# Set exercise
Leave the pictures out and quote every line from the start of the listing to the line with "2.85, 3.10, 3.35, 3.60, 3.85, 4.10, 4.35, 4.10, 3.85, 3.60]", inclusive.

Records
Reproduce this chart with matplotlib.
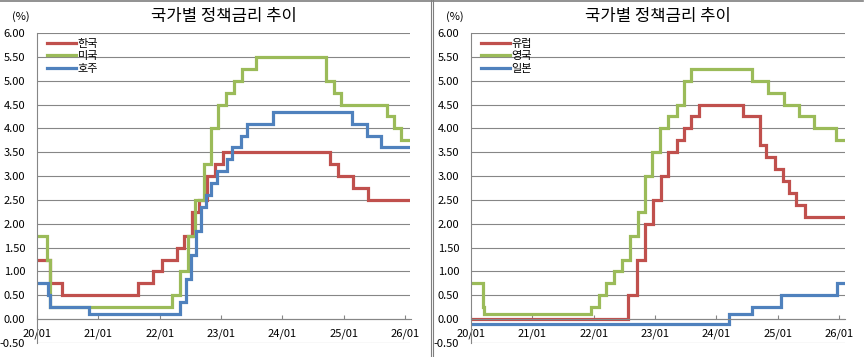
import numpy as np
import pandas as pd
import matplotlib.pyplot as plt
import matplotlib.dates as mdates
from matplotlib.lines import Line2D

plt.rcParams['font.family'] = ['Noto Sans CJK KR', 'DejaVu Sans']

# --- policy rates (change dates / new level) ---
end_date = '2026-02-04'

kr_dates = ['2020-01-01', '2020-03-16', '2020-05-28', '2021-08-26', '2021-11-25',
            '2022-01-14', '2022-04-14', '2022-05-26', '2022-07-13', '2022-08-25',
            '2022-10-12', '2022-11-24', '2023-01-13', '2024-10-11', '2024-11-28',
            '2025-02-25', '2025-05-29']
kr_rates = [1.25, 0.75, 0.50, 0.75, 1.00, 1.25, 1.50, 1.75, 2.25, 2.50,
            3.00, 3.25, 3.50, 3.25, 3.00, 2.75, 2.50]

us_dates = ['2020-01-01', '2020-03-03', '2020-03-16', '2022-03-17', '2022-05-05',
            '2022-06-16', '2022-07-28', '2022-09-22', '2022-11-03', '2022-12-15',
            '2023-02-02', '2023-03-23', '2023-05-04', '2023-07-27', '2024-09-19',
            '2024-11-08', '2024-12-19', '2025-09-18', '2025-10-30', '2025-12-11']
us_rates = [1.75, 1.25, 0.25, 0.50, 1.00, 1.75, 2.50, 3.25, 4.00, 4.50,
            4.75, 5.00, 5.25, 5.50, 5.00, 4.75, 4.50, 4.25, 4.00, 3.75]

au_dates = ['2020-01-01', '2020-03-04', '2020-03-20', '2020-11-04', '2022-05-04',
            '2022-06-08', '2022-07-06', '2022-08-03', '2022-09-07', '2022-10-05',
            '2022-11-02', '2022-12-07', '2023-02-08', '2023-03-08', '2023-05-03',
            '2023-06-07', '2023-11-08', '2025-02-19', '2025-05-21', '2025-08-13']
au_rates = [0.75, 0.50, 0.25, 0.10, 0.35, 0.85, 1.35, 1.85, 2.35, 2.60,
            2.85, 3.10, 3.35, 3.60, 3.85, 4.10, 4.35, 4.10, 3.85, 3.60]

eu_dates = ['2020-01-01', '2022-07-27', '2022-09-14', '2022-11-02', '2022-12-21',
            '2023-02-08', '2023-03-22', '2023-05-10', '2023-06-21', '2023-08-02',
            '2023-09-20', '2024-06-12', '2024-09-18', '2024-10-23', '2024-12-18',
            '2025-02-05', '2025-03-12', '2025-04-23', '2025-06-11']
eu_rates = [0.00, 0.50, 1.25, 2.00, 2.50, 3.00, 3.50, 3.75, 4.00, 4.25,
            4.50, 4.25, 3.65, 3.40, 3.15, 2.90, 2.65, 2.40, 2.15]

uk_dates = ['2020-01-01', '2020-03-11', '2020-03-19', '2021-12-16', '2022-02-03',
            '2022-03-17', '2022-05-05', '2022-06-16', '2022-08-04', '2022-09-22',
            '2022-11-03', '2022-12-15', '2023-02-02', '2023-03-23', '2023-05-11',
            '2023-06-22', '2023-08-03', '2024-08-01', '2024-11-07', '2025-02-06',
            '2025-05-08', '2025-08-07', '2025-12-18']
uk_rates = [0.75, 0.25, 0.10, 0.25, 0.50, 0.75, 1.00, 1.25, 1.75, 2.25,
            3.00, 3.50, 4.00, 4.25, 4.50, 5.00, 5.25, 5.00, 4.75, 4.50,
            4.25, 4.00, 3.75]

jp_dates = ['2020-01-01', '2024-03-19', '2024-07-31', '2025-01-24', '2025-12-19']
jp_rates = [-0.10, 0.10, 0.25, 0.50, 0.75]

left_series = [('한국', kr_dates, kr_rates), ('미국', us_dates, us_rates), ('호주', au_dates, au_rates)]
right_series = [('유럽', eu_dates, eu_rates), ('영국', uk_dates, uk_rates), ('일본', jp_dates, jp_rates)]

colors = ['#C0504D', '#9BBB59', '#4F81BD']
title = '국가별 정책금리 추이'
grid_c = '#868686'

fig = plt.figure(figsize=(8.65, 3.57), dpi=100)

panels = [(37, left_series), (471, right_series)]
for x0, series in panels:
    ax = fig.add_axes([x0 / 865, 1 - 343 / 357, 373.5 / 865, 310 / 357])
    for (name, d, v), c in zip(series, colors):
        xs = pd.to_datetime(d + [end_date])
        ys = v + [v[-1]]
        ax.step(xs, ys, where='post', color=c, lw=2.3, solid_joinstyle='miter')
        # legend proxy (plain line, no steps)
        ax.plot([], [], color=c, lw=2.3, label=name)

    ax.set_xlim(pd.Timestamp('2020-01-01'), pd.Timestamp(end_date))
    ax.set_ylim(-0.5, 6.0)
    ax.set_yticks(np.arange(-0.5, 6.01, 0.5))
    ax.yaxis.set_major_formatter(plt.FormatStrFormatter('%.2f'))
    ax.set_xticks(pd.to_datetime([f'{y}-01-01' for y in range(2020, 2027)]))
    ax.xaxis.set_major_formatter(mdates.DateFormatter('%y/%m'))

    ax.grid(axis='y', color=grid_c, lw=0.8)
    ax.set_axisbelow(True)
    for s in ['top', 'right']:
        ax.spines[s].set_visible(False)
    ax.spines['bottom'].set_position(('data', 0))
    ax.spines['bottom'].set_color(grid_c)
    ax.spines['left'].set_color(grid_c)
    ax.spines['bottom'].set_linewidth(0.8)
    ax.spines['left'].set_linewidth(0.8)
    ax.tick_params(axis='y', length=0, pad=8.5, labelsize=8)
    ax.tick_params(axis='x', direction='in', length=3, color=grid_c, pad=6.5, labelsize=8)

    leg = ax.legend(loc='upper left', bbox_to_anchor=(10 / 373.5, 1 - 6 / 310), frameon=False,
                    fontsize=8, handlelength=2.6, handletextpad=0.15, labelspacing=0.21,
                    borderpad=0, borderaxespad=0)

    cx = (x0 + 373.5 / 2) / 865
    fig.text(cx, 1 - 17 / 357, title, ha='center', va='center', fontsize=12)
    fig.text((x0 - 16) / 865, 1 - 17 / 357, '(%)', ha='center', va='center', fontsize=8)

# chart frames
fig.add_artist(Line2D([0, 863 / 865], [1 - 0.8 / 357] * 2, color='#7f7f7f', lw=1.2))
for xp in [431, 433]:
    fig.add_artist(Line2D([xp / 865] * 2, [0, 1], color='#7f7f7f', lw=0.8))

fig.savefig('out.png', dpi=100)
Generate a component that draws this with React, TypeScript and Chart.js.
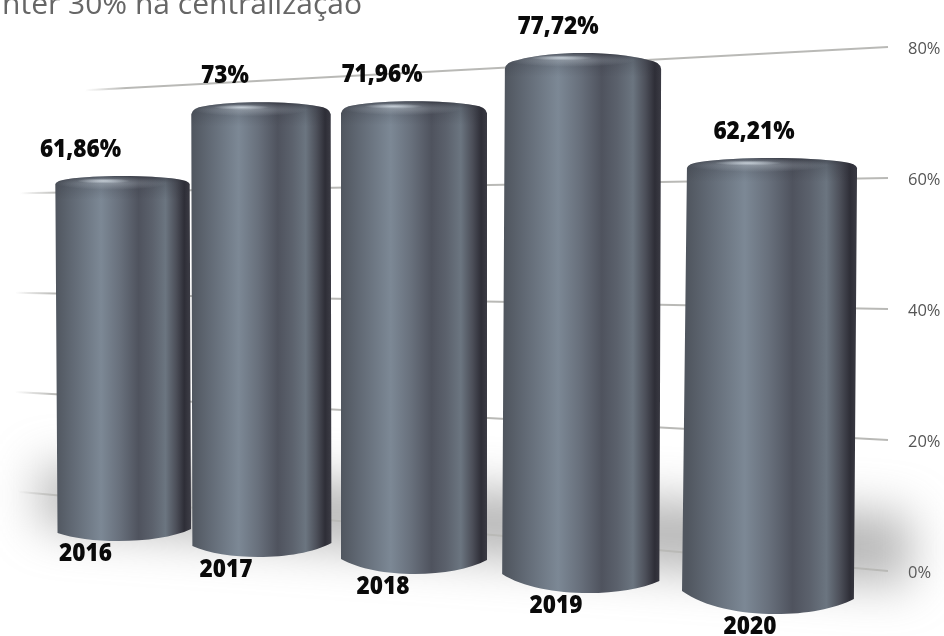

# Problem solution
Reproduce this chart with matplotlib.
import numpy as np
import pandas as pd
import matplotlib.pyplot as plt
import matplotlib.dates as mdates
from matplotlib.lines import Line2D

plt.rcParams['font.family'] = ['Noto Sans CJK KR', 'DejaVu Sans']

# --- policy rates (change dates / new level) ---
end_date = '2026-02-04'

kr_dates = ['2020-01-01', '2020-03-16', '2020-05-28', '2021-08-26', '2021-11-25',
            '2022-01-14', '2022-04-14', '2022-05-26', '2022-07-13', '2022-08-25',
            '2022-10-12', '2022-11-24', '2023-01-13', '2024-10-11', '2024-11-28',
            '2025-02-25', '2025-05-29']
kr_rates = [1.25, 0.75, 0.50, 0.75, 1.00, 1.25, 1.50, 1.75, 2.25, 2.50,
            3.00, 3.25, 3.50, 3.25, 3.00, 2.75, 2.50]

us_dates = ['2020-01-01', '2020-03-03', '2020-03-16', '2022-03-17', '2022-05-05',
            '2022-06-16', '2022-07-28', '2022-09-22', '2022-11-03', '2022-12-15',
            '2023-02-02', '2023-03-23', '2023-05-04', '2023-07-27', '2024-09-19',
            '2024-11-08', '2024-12-19', '2025-09-18', '2025-10-30', '2025-12-11']
us_rates = [1.75, 1.25, 0.25, 0.50, 1.00, 1.75, 2.50, 3.25, 4.00, 4.50,
            4.75, 5.00, 5.25, 5.50, 5.00, 4.75, 4.50, 4.25, 4.00, 3.75]

au_dates = ['2020-01-01', '2020-03-04', '2020-03-20', '2020-11-04', '2022-05-04',
            '2022-06-08', '2022-07-06', '2022-08-03', '2022-09-07', '2022-10-05',
            '2022-11-02', '2022-12-07', '2023-02-08', '2023-03-08', '2023-05-03',
            '2023-06-07', '2023-11-08', '2025-02-19', '2025-05-21', '2025-08-13']
au_rates = [0.75, 0.50, 0.25, 0.10, 0.35, 0.85, 1.35, 1.85, 2.35, 2.60,
            2.85, 3.10, 3.35, 3.60, 3.85, 4.10, 4.35, 4.10, 3.85, 3.60]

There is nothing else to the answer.